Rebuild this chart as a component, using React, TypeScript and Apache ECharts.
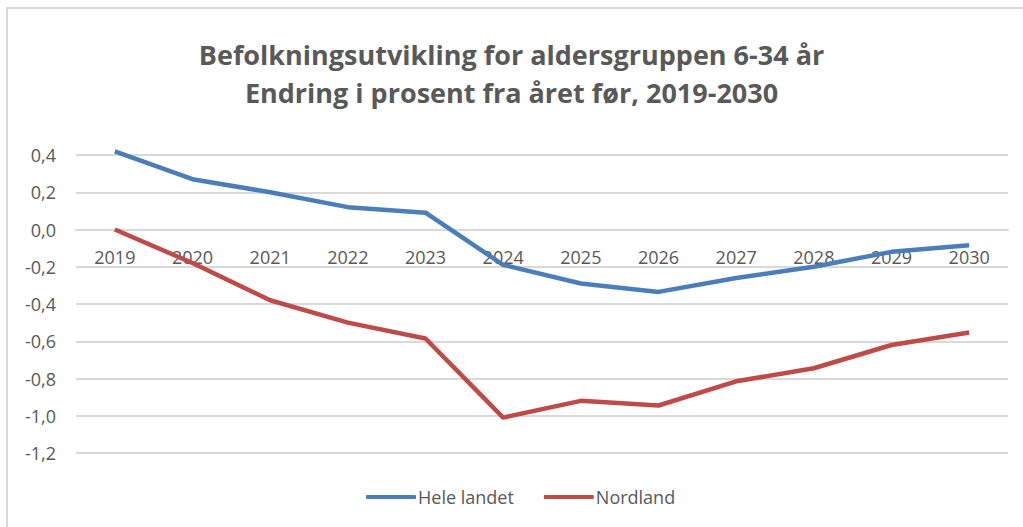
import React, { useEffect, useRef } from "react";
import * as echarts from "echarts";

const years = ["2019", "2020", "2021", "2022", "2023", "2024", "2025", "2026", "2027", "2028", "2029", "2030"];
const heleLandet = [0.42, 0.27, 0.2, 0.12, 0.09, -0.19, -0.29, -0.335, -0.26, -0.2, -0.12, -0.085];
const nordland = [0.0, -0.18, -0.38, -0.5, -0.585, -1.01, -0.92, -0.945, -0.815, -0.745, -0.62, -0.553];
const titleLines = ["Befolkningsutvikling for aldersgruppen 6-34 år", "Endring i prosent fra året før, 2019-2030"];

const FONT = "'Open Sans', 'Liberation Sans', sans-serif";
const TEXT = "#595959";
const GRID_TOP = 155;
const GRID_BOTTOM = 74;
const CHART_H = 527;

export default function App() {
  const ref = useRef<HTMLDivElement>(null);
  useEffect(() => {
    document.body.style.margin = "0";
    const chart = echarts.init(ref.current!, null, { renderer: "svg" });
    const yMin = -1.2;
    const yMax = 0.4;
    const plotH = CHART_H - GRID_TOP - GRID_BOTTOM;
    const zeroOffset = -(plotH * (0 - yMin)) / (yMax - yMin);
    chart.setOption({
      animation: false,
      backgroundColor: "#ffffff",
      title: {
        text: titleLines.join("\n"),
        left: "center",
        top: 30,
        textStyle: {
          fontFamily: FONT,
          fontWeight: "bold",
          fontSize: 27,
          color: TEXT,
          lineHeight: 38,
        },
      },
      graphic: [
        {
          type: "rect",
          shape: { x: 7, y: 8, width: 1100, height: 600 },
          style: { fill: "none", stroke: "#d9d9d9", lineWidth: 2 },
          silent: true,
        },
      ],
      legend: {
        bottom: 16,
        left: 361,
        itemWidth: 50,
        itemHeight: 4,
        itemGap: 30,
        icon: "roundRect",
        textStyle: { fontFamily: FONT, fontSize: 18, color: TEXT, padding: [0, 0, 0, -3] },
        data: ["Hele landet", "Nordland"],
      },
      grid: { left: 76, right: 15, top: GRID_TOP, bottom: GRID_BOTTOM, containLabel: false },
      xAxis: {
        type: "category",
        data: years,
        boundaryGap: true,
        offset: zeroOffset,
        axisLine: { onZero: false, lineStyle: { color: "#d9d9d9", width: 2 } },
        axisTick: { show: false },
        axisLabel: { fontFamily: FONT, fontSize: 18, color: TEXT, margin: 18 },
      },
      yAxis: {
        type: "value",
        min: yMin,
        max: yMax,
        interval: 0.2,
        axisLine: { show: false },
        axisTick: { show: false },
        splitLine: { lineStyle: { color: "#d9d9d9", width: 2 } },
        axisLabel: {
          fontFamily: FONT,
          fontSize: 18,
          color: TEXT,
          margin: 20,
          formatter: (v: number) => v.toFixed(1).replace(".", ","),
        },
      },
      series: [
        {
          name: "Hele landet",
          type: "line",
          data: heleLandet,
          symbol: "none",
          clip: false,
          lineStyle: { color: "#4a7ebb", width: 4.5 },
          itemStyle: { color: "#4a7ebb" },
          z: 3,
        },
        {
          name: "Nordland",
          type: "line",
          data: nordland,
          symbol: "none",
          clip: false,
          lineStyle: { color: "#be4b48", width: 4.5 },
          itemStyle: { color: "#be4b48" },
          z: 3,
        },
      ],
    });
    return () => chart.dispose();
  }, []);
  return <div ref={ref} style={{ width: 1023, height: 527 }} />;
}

— Exercise requirements —
Reproduce the material above exactly, first line through the line that contains "const CHART_H = 527;", minus the pictures.

— Exercise solution —
Rebuild this chart as a component, using React, TypeScript and Apache ECharts.
import React, { useEffect, useRef } from "react";
import * as echarts from "echarts";

const years = ["2019", "2020", "2021", "2022", "2023", "2024", "2025", "2026", "2027", "2028", "2029", "2030"];
const heleLandet = [0.42, 0.27, 0.2, 0.12, 0.09, -0.19, -0.29, -0.335, -0.26, -0.2, -0.12, -0.085];
const nordland = [0.0, -0.18, -0.38, -0.5, -0.585, -1.01, -0.92, -0.945, -0.815, -0.745, -0.62, -0.553];
const titleLines = ["Befolkningsutvikling for aldersgruppen 6-34 år", "Endring i prosent fra året før, 2019-2030"];

const FONT = "'Open Sans', 'Liberation Sans', sans-serif";
const TEXT = "#595959";
const GRID_TOP = 155;
const GRID_BOTTOM = 74;
const CHART_H = 527;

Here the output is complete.